# [Challenge]
Starting with the first line of the listing, quote each line exactly until and including the one with "(sys) [hub] at", leaving pictures out.

# [Dataset section]
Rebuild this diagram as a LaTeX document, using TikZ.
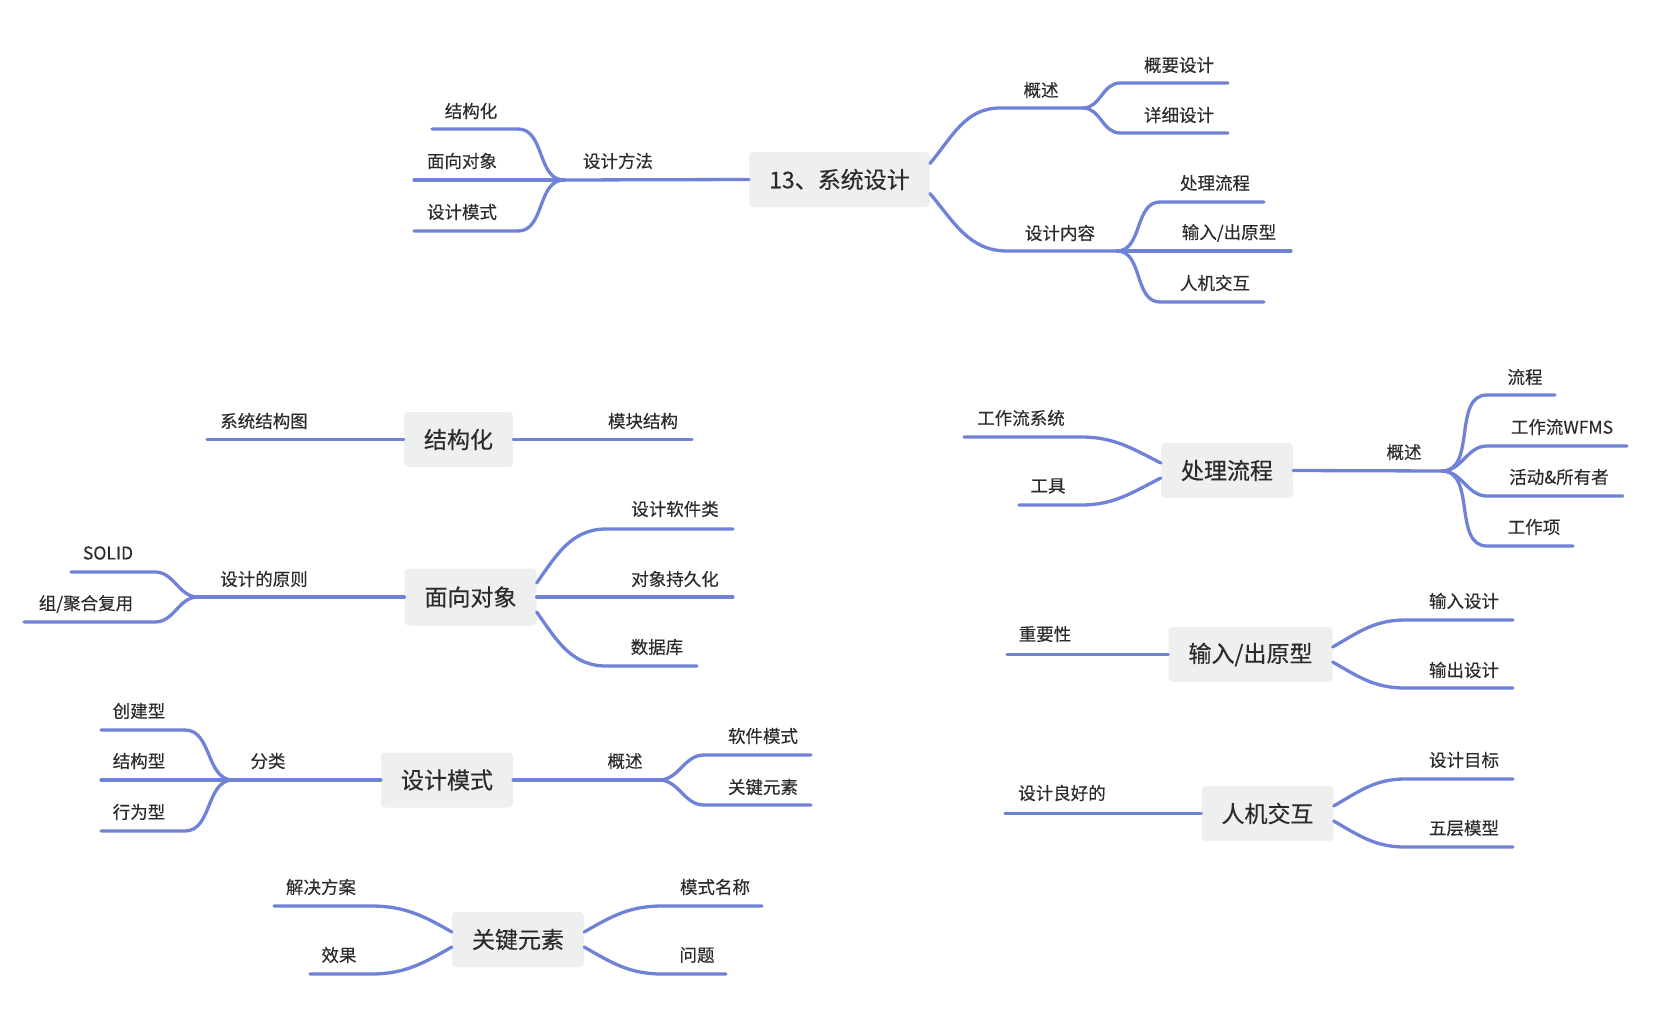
\documentclass[tikz,border=0pt]{standalone}
\usepackage{fontspec}
\setmainfont{Noto Sans CJK SC}
\usepackage{xcolor}
\definecolor{branchBlue}{HTML}{6F82D8}
\definecolor{hubGray}{HTML}{EEF0F0}
\definecolor{darkText}{HTML}{2B2B2B}
\usepackage{tikz}
\usetikzlibrary{positioning, calc}
\tikzset{
    % Base style for all texts
    topic base/.style={
        text=darkText,
        inner sep=0pt,
        anchor=center,
    },
    % Hub boxes - light gray rounded rectangle
    hub/.style={
        topic base,
        font=\fontsize{23}{27}\selectfont\addfontfeatures{FakeBold=0.4},
        rectangle,
        rounded corners=4pt,
        fill=hubGray,
        inner xsep=20pt,
        minimum height=55pt,
    },
    % Leaf labels sitting on their branch
    leaf/.style={
        topic base,
        font=\fontsize{17.5}{20}\selectfont\addfontfeatures{FakeBold=0.25},
    },
    % Branch lines - soft blue, round ends
    branch/.style={
        draw=branchBlue,
        line width=3.3pt,
        line cap=round,
        line join=round,
    },
    % Curves leaving to the right / to the left
    go right/.style={out=0, in=180},
    go left/.style={out=180, in=0},
}

\begin{document}
\begin{tikzpicture}[x=1pt, y=-1pt]
    \fill[white] (0,0) rectangle (1658,1036);
    \useasboundingbox (0,0) rectangle (1658,1036);

    % ---- 13、系统设计 ----
    \node (sys) [hub] at (839.5,179.5) {13、系统设计};

    \node (mth) [leaf] at (618,161) {设计方法};
    \coordinate (mthJ) at (564,180);
    \node (mth1) [leaf] at (471,111) {结构化};
    \node (mth2) [leaf] at (462,161) {面向对象};
    \node (mth3) [leaf] at (462,212) {设计模式};
    \draw [branch] (sys.west) -- (mthJ);
    \draw [branch] (mthJ) to[go left] (518,129) -- (432,129);
    \draw [branch] (mthJ) -- (414,180);
    \draw [branch] (mthJ) to[go left] (518,231) -- (414,231);

    \node (ovw) [leaf] at (1041,90) {概述};
    \coordinate (ovwJ) at (1083,108);
    \node (ovw1) [leaf] at (1179,65) {概要设计};
    \node (ovw2) [leaf] at (1179,115) {详细设计};
    \draw [branch] ([yshift=16pt]sys.east) to[out=50, in=180] (1000,108) -- (ovwJ);
    \draw [branch] (ovwJ) to[go right] (1120,83) -- (1228,83);
    \draw [branch] (ovwJ) to[go right] (1120,133) -- (1228,133);

    \node (cnt) [leaf] at (1060,233) {设计内容};
    \coordinate (cntJ) at (1117,251);
    \node (cnt1) [leaf] at (1215,183) {处理流程};
    \node (cnt2) [leaf] at (1229,233) {输入/出原型};
    \node (cnt3) [leaf] at (1215,283) {人机交互};
    \draw [branch] ([yshift=-14pt]sys.east) to[out=-50, in=180] (1007,251) -- (cntJ);
    \draw [branch] (cntJ) to[go right] (1160,202) -- (1264,202);
    \draw [branch] (cntJ) -- (1291,251);
    \draw [branch] (cntJ) to[go right] (1160,302) -- (1264,302);

    % ---- 结构化 ----
    \node (str) [hub] at (458.5,439.5) {结构化};
    \node (str1) [leaf] at (264,421) {系统结构图};
    \node (str2) [leaf] at (643,421) {模块结构};
    \draw [branch] (str.west) -- (207,439.5);
    \draw [branch] (str.east) -- (692,439.5);

    % ---- 面向对象 ----
    \node (oop) [hub, minimum height=57pt] at (470.5,597) {面向对象};
    \node (prn) [leaf] at (264,579) {设计的原则};
    \coordinate (prnJ) at (198,597);
    \node (prn1) [leaf] at (108,553) {SOLID};
    \node (prn2) [leaf] at (86,604) {组/聚合复用};
    \draw [branch] (oop.west) -- (prnJ);
    \draw [branch] (prnJ) to[go left] (155,572) -- (71,572);
    \draw [branch] (prnJ) to[go left] (155,622) -- (24,622);

    \node (oop1) [leaf] at (675,509) {设计软件类};
    \node (oop2) [leaf] at (675,579) {对象持久化};
    \node (oop3) [leaf] at (657,647) {数据库};
    \draw [branch] ([yshift=14pt]oop.east) to[out=55, in=180] (606,529) -- (733,529);
    \draw [branch] (oop.east) -- (733,597);
    \draw [branch] ([yshift=-15pt]oop.east) to[out=-55, in=180] (606,666) -- (697,666);

    % ---- 设计模式 ----
    \node (pat) [hub] at (447,780) {设计模式};
    \node (cls) [leaf] at (268,761) {分类};
    \coordinate (clsJ) at (233,780);
    \node (cls1) [leaf] at (139,711) {创建型};
    \node (cls2) [leaf] at (139,761) {结构型};
    \node (cls3) [leaf] at (139,812) {行为型};
    \draw [branch] (pat.west) -- (clsJ);
    \draw [branch] (clsJ) to[go left] (185,730) -- (101,730);
    \draw [branch] (clsJ) -- (101,780);
    \draw [branch] (clsJ) to[go left] (185,831) -- (101,831);

    \node (pov) [leaf] at (625,761) {概述};
    \coordinate (povJ) at (659,780);
    \node (pov1) [leaf] at (763,736) {软件模式};
    \node (pov2) [leaf] at (763,787) {关键元素};
    \draw [branch] (pat.east) -- (povJ);
    \draw [branch] (povJ) to[go right] (704,755) -- (811,755);
    \draw [branch] (povJ) to[go right] (704,805) -- (811,805);

    % ---- 关键元素 ----
    \node (key) [hub] at (518,939.5) {关键元素};
    \node (key1) [leaf] at (321,887) {解决方案};
    \node (key2) [leaf] at (339,955) {效果};
    \node (key3) [leaf] at (715,887) {模式名称};
    \node (key4) [leaf] at (697,955) {问题};
    \draw [branch] ([yshift=7.5pt]key.west) to[out=150, in=0] (371,906) -- (274,906);
    \draw [branch] ([yshift=-7.5pt]key.west) to[out=210, in=0] (371,974) -- (310,974);
    \draw [branch] ([yshift=7.5pt]key.east) to[out=30, in=180] (662,906) -- (762,906);
    \draw [branch] ([yshift=-7.5pt]key.east) to[out=-30, in=180] (662,974) -- (726,974);

    % ---- 处理流程 ----
    \node (flw) [hub] at (1227,470.5) {处理流程};
    \node (flw1) [leaf] at (1021,418) {工作流系统};
    \node (flw2) [leaf] at (1048,486) {工具};
    \draw [branch] ([yshift=7.5pt]flw.west) to[out=153, in=0] (1081,437) -- (964,437);
    \draw [branch] ([yshift=-7.5pt]flw.west) to[out=207, in=0] (1081,505) -- (1019,505);

    \node (fov) [leaf] at (1404,452) {概述};
    \coordinate (fovJ) at (1442,471);
    \node (fov1) [leaf] at (1525,377) {流程};
    \node (fov2) [leaf] at (1562,427) {工作流WFMS};
    \node (fov3) [leaf] at (1559,477) {活动\&所有者};
    \node (fov4) [leaf] at (1534,527) {工作项};
    \draw [branch] (flw.east) -- (fovJ);
    \draw [branch] (fovJ) to[go right] (1487,395) -- (1555,395);
    \draw [branch] (fovJ) to[go right] (1487,446) -- (1627,446);
    \draw [branch] (fovJ) to[go right] (1487,496) -- (1623,496);
    \draw [branch] (fovJ) to[go right] (1487,546) -- (1573,546);

    % ---- 输入/出原型 ----
    \node (io) [hub] at (1250.5,654.5) {输入/出原型};
    \node (io1) [leaf] at (1045,634) {重要性};
    \node (io2) [leaf] at (1464,601) {输入设计};
    \node (io3) [leaf] at (1464,670) {输出设计};
    \draw [branch] (io.west) -- (1007,654.5);
    \draw [branch] ([yshift=7.5pt]io.east) to[out=30, in=180] (1405,620) -- (1513,620);
    \draw [branch] ([yshift=-7.5pt]io.east) to[out=-30, in=180] (1405,688) -- (1513,688);

    % ---- 人机交互 ----
    \node (hci) [hub] at (1267.5,813.5) {人机交互};
    \node (hci1) [leaf] at (1062,793) {设计良好的};
    \node (hci2) [leaf] at (1464,760) {设计目标};
    \node (hci3) [leaf] at (1464,828) {五层模型};
    \draw [branch] (hci.west) -- (1005,813.5);
    \draw [branch] ([yshift=7.5pt]hci.east) to[out=30, in=180] (1405,779) -- (1513,779);
    \draw [branch] ([yshift=-7.5pt]hci.east) to[out=-30, in=180] (1405,847) -- (1513,847);
\end{tikzpicture}
\end{document}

# [Final answer]
Rebuild this diagram as a LaTeX document, using TikZ.
\documentclass[tikz,border=0pt]{standalone}
\usepackage{fontspec}
\setmainfont{Noto Sans CJK SC}
\usepackage{xcolor}
\definecolor{branchBlue}{HTML}{6F82D8}
\definecolor{hubGray}{HTML}{EEF0F0}
\definecolor{darkText}{HTML}{2B2B2B}
\usepackage{tikz}
\usetikzlibrary{positioning, calc}
\tikzset{
    % Base style for all texts
    topic base/.style={
        text=darkText,
        inner sep=0pt,
        anchor=center,
    },
    % Hub boxes - light gray rounded rectangle
    hub/.style={
        topic base,
        font=\fontsize{23}{27}\selectfont\addfontfeatures{FakeBold=0.4},
        rectangle,
        rounded corners=4pt,
        fill=hubGray,
        inner xsep=20pt,
        minimum height=55pt,
    },
    % Leaf labels sitting on their branch
    leaf/.style={
        topic base,
        font=\fontsize{17.5}{20}\selectfont\addfontfeatures{FakeBold=0.25},
    },
    % Branch lines - soft blue, round ends
    branch/.style={
        draw=branchBlue,
        line width=3.3pt,
        line cap=round,
        line join=round,
    },
    % Curves leaving to the right / to the left
    go right/.style={out=0, in=180},
    go left/.style={out=180, in=0},
}

\begin{document}
\begin{tikzpicture}[x=1pt, y=-1pt]
    \fill[white] (0,0) rectangle (1658,1036);
    \useasboundingbox (0,0) rectangle (1658,1036);

    % ---- 13、系统设计 ----
    \node (sys) [hub] at (839.5,179.5) {13、系统设计};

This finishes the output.